(Ilustración: Rolando Pinillos)
(Ilustración: Rolando Pinillos)
Sandra Corso de Zúñiga

Salir por las calles de Lima en hora punta se ha convertido en sinónimo de caos, frustración y estrés. La congestión vehicular que se genera en nuestra capital es desgastante para la salud mental de la población, con consecuencias negativas para la economía, la ecología y nuestro propio bienestar. Ello pues no solo genera pérdida de horas de trabajo y mayor consumo de combustible, sino también mayor contaminación y un deterioro en nuestra calidad de vida.

Cuando estamos al volante, pasamos de ser ciudadanos amables a ciudadanos potencialmente peligrosos. Así, las muestras de agresividad en la conducción suelen ser más intensas que en otras situaciones. Estas se manifiestan a través de gritos, insultos, maniobras violentas e incluso violencia física, buscando hacer daño a otros vehículos o conductores.

¿Qué activa una conducción agresiva? En primer lugar, desde una perspectiva psicológica, la sensación de resguardo, protección y anonimato que da el vehículo al conductor y hace que los filtros e inhibiciones se relajen, dejando así que las expresiones de frustración e ira sean menos controladas, particularmente por las personas con menores niveles de madurez emocional.

En segundo lugar, desde una perspectiva situacional, la conducción agresiva se puede activar por una gran variedad de causas. Entre ellas salir con retraso de casa, conducir estando molesto por una discusión previa y, en general, cuando se convive con el estrés, ya sea temporalmente o permanentemente.

Por último, la conducción agresiva se puede activar por factores propios de la situación vial que se vive en el momento, ya sea por congestión vehicular –particularmente en Lima– o al observar a quienes cometen infracciones por desconocimiento de las normas o simplemente por estar convencidos de que la penalidad no será efectiva.

Por lo general, las agresiones al volante tienen la intención de modificar el “mal comportamiento” de los demás. Cuando se interpreta la falta cometida por el otro vehículo como involuntaria, la intención de la respuesta agresiva tiene un objetivo moralizador: dar una lección. En tanto que, cuando se interpreta la falta como voluntaria, la respuesta agresiva se dirige a tomar una represalia “justificada”.

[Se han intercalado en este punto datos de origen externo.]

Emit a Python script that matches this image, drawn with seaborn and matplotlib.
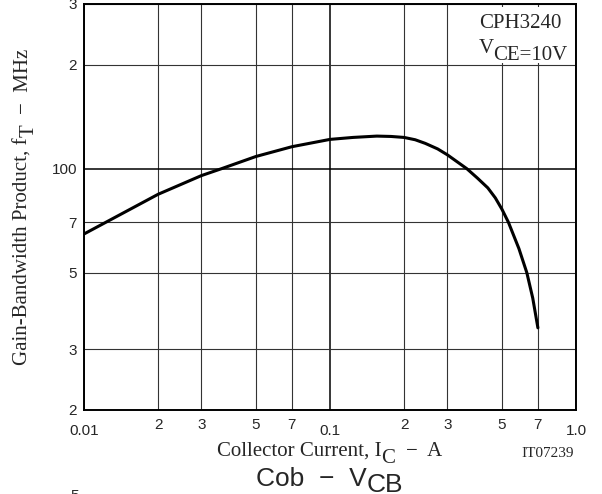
import matplotlib
matplotlib.use("Agg")
import matplotlib.pyplot as plt
import seaborn as sns
import pandas as pd
from matplotlib.ticker import FixedLocator, FixedFormatter
from matplotlib.patches import Rectangle

# ---- data ----
ic_amps = [0.01, 0.02, 0.03, 0.0362, 0.05, 0.07, 0.1, 0.124, 0.155, 0.177,
           0.2, 0.222, 0.244, 0.274, 0.3, 0.36, 0.397, 0.438, 0.47, 0.5,
           0.531, 0.586, 0.631, 0.667, 0.7]
ft_mhz = [64.7, 84.3, 95.5, 100, 108.5, 115.8, 121.6, 123.2, 124.3, 124.0,
          123.2, 121.3, 118.4, 114.1, 109.7, 100, 94.0, 88.0, 82.3, 76.3,
          70, 58.7, 50, 42.2, 34.6]

x_major = [0.01, 0.1, 1.0]
x_major_labels = ["0.01", "0.1", "1.0"]
x_minor = [0.02, 0.03, 0.05, 0.07, 0.2, 0.3, 0.5, 0.7]
x_minor_labels = ["2", "3", "5", "7", "2", "3", "5", "7"]
y_major = [100]
y_major_labels = ["100"]
y_minor = [20, 30, 50, 70, 200, 300]
y_minor_labels = ["2", "3", "5", "7", "2", "3"]

W, H = 602, 494
SERIF = ["Liberation Serif", "DejaVu Serif"]
SANS = ["Liberation Sans", "DejaVu Sans"]

sns.set_style("white")
plt.rcParams["font.family"] = SANS

fig = plt.figure(figsize=(W / 100, H / 100), dpi=100)
ax = fig.add_axes([84 / W, 1 - 410 / H, (576 - 84) / W, (410 - 4) / H])
ax.set_xscale("log")
ax.set_yscale("log")

df = pd.DataFrame({"ic": ic_amps, "ft": ft_mhz})
sns.lineplot(data=df, x="ic", y="ft", ax=ax, color="black", lw=2.2,
             zorder=5, sort=False)

ax.set_xlim(0.01, 1.0)
ax.set_ylim(20, 300)

ax.xaxis.set_major_locator(FixedLocator(x_major))
ax.xaxis.set_major_formatter(FixedFormatter(x_major_labels))
ax.xaxis.set_minor_locator(FixedLocator(x_minor))
ax.xaxis.set_minor_formatter(FixedFormatter(x_minor_labels))
ax.yaxis.set_major_locator(FixedLocator(y_major))
ax.yaxis.set_major_formatter(FixedFormatter(y_major_labels))
ax.yaxis.set_minor_locator(FixedLocator(y_minor))
ax.yaxis.set_minor_formatter(FixedFormatter(y_minor_labels))

ax.tick_params(axis="x", which="major", length=0, pad=10, labelsize=11)
ax.tick_params(axis="x", which="minor", length=0, pad=6, labelsize=11)
ax.tick_params(axis="y", which="both", length=0, pad=5, labelsize=11)

ax.set_axisbelow(True)
ax.grid(which="major", color="black", lw=1.1)
ax.grid(which="minor", color="#333333", lw=0.8)
for sp in ax.spines.values():
    sp.set_visible(True)
    sp.set_color("black")
    sp.set_linewidth(1.4)
ax.set_xlabel("")
ax.set_ylabel("")

# white box behind the annotation
ax.add_patch(Rectangle(((470 - 84) / 492, (410 - 63) / 406), (575 - 470) / 492,
                       (63 - 7) / 406, transform=ax.transAxes, fc="white",
                       ec="none", zorder=1))

renderer = fig.canvas.get_renderer()


def measure(s, size, family):
    t1 = fig.text(0, 0, "|" + s + "|", fontsize=size, family=family)
    t2 = fig.text(0, 0, "||", fontsize=size, family=family)
    w = t1.get_window_extent(renderer).width - t2.get_window_extent(renderer).width
    t1.remove()
    t2.remove()
    return w


def rich(pieces, x, y, size, family, rotation=0):
    """pieces: list of (text, dy_px); x,y px (from top) of center/baseline."""
    widths = [measure(s, size, family) for s, _ in pieces]
    total = sum(widths)
    if rotation == 0:
        cur = x - total / 2
        for (s, dy), w in zip(pieces, widths):
            fig.text(cur / W, 1 - (y + dy) / H, s, fontsize=size, family=family,
                     ha="left", va="baseline")
            cur += w
    else:
        cur = y + total / 2
        for (s, dy), w in zip(pieces, widths):
            fig.text((x + dy) / W, 1 - cur / H, s, fontsize=size, family=family,
                     ha="left", va="baseline", rotation=90,
                     rotation_mode="anchor")
            cur -= w


rich([("Gain-Bandwidth Product, f", 0), ("T  ", 6), ("\u2212  MHz", 0)],
     28, 207, 15, SERIF, rotation=90)
rich([("Collector Current, I", 0), ("C  ", 7), ("\u2212  A", 0)],
     330, 456, 15, SERIF)
rich([("IT07239", 0)], 548, 457, 11, SERIF)
rich([("CPH3240", 0)], 520, 28, 15, SERIF)
rich([("V", 0), ("CE=10V", 7)], 523, 53, 15, SERIF)
rich([("Cob  \u2212  V", 0), ("CB", 6)], 330, 486, 19, SANS)
fig.text(75 / W, 1 - 489 / H, "5", fontsize=11, family=SANS, ha="center",
         va="top")

fig.savefig("out.png", dpi=100)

La conducción agresiva va precedida de interpretaciones personales que realizamos sobre las acciones de los demás conductores. Los seres humanos tenemos una tendencia natural a tomarnos como una ofensa personal los errores de los demás e incluso asumimos que conocemos sus intenciones ‘perversas’ hacia nosotros: “¡Mira cómo me ha cerrado!”.

También tomamos estas acciones de manera personal: “¡A mí nadie me falta el respeto!”, lo cual lleva a justificar nuestras respuestas agresivas. Sin embargo, cuando nosotros cometemos las faltas somos muy benevolentes: “¡Lo cerré porque me asusté por el camión!”, “¡No entiendo por qué se molesta tanto ese tipo!”. Al estar bajo la emoción de frustración las posibilidades de interpretar situaciones neutras como amenazantes son mayores.

Así, para mejorar el tránsito propongo aplicar una versión modificada de “Los cuatro acuerdos” del autor mexicano Miguel Ruiz. Si el ensayo original busca alcanzar un equilibrio personal, llevado a la conducción en Lima este diría: i) Conduce de manera impecable; ii) No asumas nada sobre otros conductores; iii) No te tomes las faltas o los errores de otros conductores como algo personal; y iv) da lo mejor de ti para que otros conductores tengan un mejor día al cruzarse contigo.

Como personas naturales no podemos controlar la planificación del tránsito, la congestión vehicular o los errores de los demás conductores. Lo que sí podemos es actuar sobre nuestras emociones y aportar así nuestro grano de arena en el bienestar común. Por ello debemos comprender cuáles son nuestros detonantes y actuar sobre ellos. Empecemos observándonos y analizando qué situaciones nos producen mayor incomodidad.